Origin myths clearly preoccupy Rubenstein, and her most compelling images from the other two series in the exhibition address conceptions of time on both micro and macro scales. Volcano Cycle is a series of photographs taken at a string of islands containing active volcanoes known as the Indonesian Ring of Fire. Rubenstein’s images of ashen branches and plant life peeking through volcanic soil invoke geologic time, a concept that inherently contradicts the origin stories of religious texts but that inhabits the imagination nonetheless. In one photograph, crags of charcoal-colored volcanic rocks cradle a pool of turquoise water nearly obscured by a mass of rising steam. The photo, printed on a sheet of aluminum and thus emitting luminous sheen, evokes a prehistoric scene; I nearly expected to glimpse a creature dragging itself from the primordial ooze. The pool in the photograph is, in fact, a crater lake in Java, its concentration of hydrochloric and sulfuric acid so high, due to the volcanic activity near its site, that little life could survive in it. Another simple photograph of tan-colored rocks set against a black background, titled Mt. Toba Volcanic Ash, 74,000 Years Old (2010), alludes directly to the Toba catastrophe theory, a now disproven origin myth akin to the story of Noah’s Ark.

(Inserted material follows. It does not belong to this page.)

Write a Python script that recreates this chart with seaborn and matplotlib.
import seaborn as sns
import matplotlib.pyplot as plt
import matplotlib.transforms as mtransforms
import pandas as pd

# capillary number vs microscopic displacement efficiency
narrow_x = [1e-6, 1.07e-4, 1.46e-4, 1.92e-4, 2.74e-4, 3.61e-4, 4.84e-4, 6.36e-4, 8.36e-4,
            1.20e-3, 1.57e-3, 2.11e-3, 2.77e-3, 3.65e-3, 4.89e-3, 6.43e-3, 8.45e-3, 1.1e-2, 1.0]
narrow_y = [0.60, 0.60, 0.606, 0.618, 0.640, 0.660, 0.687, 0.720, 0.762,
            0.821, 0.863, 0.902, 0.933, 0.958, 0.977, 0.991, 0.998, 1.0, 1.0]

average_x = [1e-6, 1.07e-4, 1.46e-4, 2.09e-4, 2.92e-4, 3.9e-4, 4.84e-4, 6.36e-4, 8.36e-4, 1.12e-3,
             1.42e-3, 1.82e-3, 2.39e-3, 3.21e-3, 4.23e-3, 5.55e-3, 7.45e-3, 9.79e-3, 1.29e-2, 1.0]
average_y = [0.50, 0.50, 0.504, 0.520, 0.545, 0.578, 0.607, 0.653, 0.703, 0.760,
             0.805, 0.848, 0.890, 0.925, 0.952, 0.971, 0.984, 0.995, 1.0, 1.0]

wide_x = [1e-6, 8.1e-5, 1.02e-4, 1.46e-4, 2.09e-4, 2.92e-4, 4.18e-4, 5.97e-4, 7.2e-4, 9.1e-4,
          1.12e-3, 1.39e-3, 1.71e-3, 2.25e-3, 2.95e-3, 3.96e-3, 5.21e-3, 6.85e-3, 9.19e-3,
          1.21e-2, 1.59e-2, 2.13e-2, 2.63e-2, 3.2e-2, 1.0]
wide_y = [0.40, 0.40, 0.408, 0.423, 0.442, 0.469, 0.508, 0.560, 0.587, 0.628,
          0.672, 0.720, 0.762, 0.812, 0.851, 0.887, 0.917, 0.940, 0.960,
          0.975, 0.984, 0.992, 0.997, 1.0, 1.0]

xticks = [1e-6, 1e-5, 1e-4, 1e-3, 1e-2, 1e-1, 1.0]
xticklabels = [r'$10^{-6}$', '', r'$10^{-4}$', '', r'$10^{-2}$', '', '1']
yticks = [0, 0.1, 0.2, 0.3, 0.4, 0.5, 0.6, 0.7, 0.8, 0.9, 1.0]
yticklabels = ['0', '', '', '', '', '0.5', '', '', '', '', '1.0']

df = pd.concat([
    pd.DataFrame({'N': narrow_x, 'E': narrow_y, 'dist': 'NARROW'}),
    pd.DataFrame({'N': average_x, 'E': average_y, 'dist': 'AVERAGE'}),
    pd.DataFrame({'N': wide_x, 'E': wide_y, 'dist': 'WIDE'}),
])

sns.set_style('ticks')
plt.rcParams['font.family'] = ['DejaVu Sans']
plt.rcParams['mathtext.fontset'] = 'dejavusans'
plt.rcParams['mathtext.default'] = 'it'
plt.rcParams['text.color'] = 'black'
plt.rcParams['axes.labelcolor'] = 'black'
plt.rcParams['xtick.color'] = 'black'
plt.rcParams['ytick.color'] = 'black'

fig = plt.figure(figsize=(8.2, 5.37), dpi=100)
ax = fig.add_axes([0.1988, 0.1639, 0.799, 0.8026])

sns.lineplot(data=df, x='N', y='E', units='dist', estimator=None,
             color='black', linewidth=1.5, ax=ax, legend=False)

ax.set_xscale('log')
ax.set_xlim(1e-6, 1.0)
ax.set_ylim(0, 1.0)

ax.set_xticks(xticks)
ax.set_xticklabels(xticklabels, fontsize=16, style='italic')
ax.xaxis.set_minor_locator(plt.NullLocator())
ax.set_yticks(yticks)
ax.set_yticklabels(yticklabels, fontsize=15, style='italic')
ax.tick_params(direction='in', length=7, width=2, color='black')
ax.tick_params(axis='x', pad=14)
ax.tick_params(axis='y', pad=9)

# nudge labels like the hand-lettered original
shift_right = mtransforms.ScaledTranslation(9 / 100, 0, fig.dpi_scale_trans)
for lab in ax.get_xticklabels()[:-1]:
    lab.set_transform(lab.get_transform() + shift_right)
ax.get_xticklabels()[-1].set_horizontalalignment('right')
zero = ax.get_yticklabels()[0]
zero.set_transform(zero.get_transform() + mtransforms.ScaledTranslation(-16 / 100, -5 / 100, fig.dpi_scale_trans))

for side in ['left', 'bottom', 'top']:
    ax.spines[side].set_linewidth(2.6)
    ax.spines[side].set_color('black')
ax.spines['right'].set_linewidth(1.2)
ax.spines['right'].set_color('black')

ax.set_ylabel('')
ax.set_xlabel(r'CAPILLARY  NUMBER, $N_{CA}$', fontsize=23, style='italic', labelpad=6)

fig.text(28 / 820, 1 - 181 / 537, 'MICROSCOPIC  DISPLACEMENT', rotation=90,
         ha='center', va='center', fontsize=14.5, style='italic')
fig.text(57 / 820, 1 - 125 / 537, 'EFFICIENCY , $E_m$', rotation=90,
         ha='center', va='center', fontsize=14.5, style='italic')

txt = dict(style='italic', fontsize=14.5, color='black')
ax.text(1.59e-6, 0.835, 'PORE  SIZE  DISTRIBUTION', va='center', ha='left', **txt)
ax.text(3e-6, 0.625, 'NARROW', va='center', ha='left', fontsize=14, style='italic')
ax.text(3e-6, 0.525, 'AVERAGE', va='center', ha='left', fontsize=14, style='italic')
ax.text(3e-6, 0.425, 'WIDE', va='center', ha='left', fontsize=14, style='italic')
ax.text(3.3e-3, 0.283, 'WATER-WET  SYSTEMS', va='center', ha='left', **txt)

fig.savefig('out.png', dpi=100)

The exhibition’s final (or first, depending on which way you turn when you walk into the gallery) series, Photosynthesis, refers to human dependence on plants for oxygen, and some photographs take that dependence to a literal extreme. In Summer Solstice (2009–2011) a group of women sit and stand in a forest with their limbs tethered to tree branches. In Respiration (2009–2011) a woman breathes through an oxygen mask connected by a plastic tubes to an actual tree. Other images of the solstices or equinoxes, large photographs which also employ combination printing, portray scenarios enacted by various people in New Mexico and Vermont and are filled with symbolic actions and props (books, trays of soil and snow, a lighted disc) to rival epic scenes such as those by nineteenth-century photographer Oscar Rejlander. Of the three series that comprise Eden Turned on Its Side, these are Rubenstein’s most playful and capacious; its oddities facilitate the potential for multiple interpretations and offer the viewer a chance to create new myths all her own.